Configuring a node dependency sets a dependency between two nodes. You can set a valid dependency only for a node that exists.

Invalid upstream dependencies

An invalid upstream dependency usually occurs in one of the following two situations:

The parent node does not exist.
The output of the parent node does not exist.

An upstream dependency is invalid if the parsed output name of the parent node does not exist. This can happen because no node generates the ancestor table, or because the output configuration of the node that generates the table is incorrect.

You can resolve this issue in one of the following two ways:

Check whether the table has output tasks.
Find the output name of the node that generates the table. Then, manually enter this output name for the dependent ancestor node.

Note

When you manually enter an ancestor node, use the parent node's output name for the output name of the current node.
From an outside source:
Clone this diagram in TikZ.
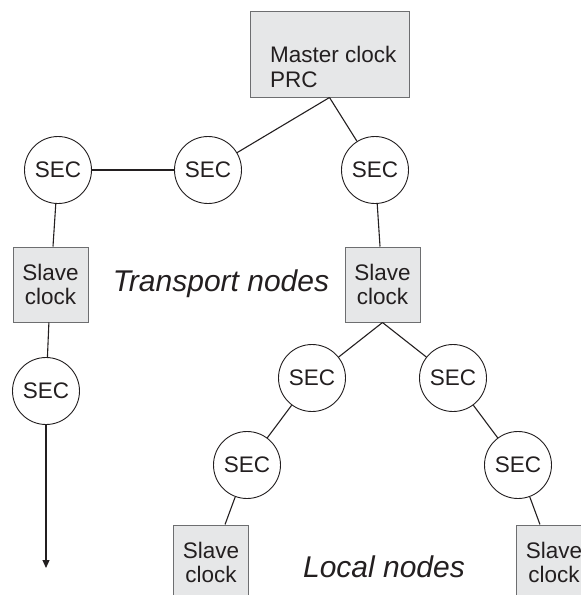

If the parent node's name is different from its output name, you must enter the correct output name.

For example, the output name of ancestor node A is A1. Descendant node B depends on node A. In this case, you can enter A1 in the input field for the dependent ancestor node and click the plus sign (+) on the right.

Configure an upstream dependency

If your table does not have an upstream dependency, click Use Workspace Root Node to add one. 配置上游依赖

Configure the output of the current node

You can use the same name for the node name, the output name of the current node, and the output table name. This practice lets you efficiently configure the output of the current node.

You can quickly identify which table the node operates on.
You can quickly determine the impact scope of a failed task.
If the output of the current node follows the three-names-in-one rule, the accuracy of automatic parsing for task dependencies improves.

Auto-parsing

Auto Parse: Automatically parses scheduling dependencies from code.

The auto-parsing feature works by retrieving the table name from the code. It then uses the table name to parse the corresponding node that generates the output.

The following is the code for the type node.

INSERT OVERWRITE TABLE pm_table_a SELECT * FROM project_b_name.pm_table_b ;

The following dependency is parsed.

pm_table_a is automatically parsed as the output of the current node.
project_b_name.pmtable_b is automatically parsed as the parent node's output name.

DataWorks automatically parses the dependencies. In this case, the current node depends on the node in project_b_name that generates pm_table_b. The current node generates pm_table_a. Therefore, the output name of the parent node is project_b_name.pm_table_b, and the output name of the current node is project_name.pm_table_a. In this example, the workspace name is test_pm_01.

Select No if you do not want to use the dependency parsed from the code.
Tables that are considered temporary, such as those with names starting with t_, are not parsed as scheduling dependencies. You can configure your project to specify which tables are treated as temporary tables.
If a table in the code is both an output table and a referenced table, it is parsed only as an output table.
If a table in the code is referenced or generated multiple times, only one scheduling dependency is parsed.

Note

By default, table names that start with t_ are automatically parsed as temporary tables. If a table that starts with t_ is not a temporary table, contact your project administrator to change this setting on the Workspace Configurations page. 工作空间配置

Delete the input or output of a table

In Data Studio, you may use static tables. Data is uploaded to these tables from local files. This static data does not have a node that generates it.

When you configure dependencies, you must delete the input for static tables. A table is considered static, and not a temporary table, if its name does not have the t_ prefix.

In your code, you can right-click the table name and select Delete Input. 删除输入

Note

If you upgraded from DataWorks V1.0 to DataWorks V2.0, the default output for the current node of your migrated DataWorks tasks is workspace_name.node_name.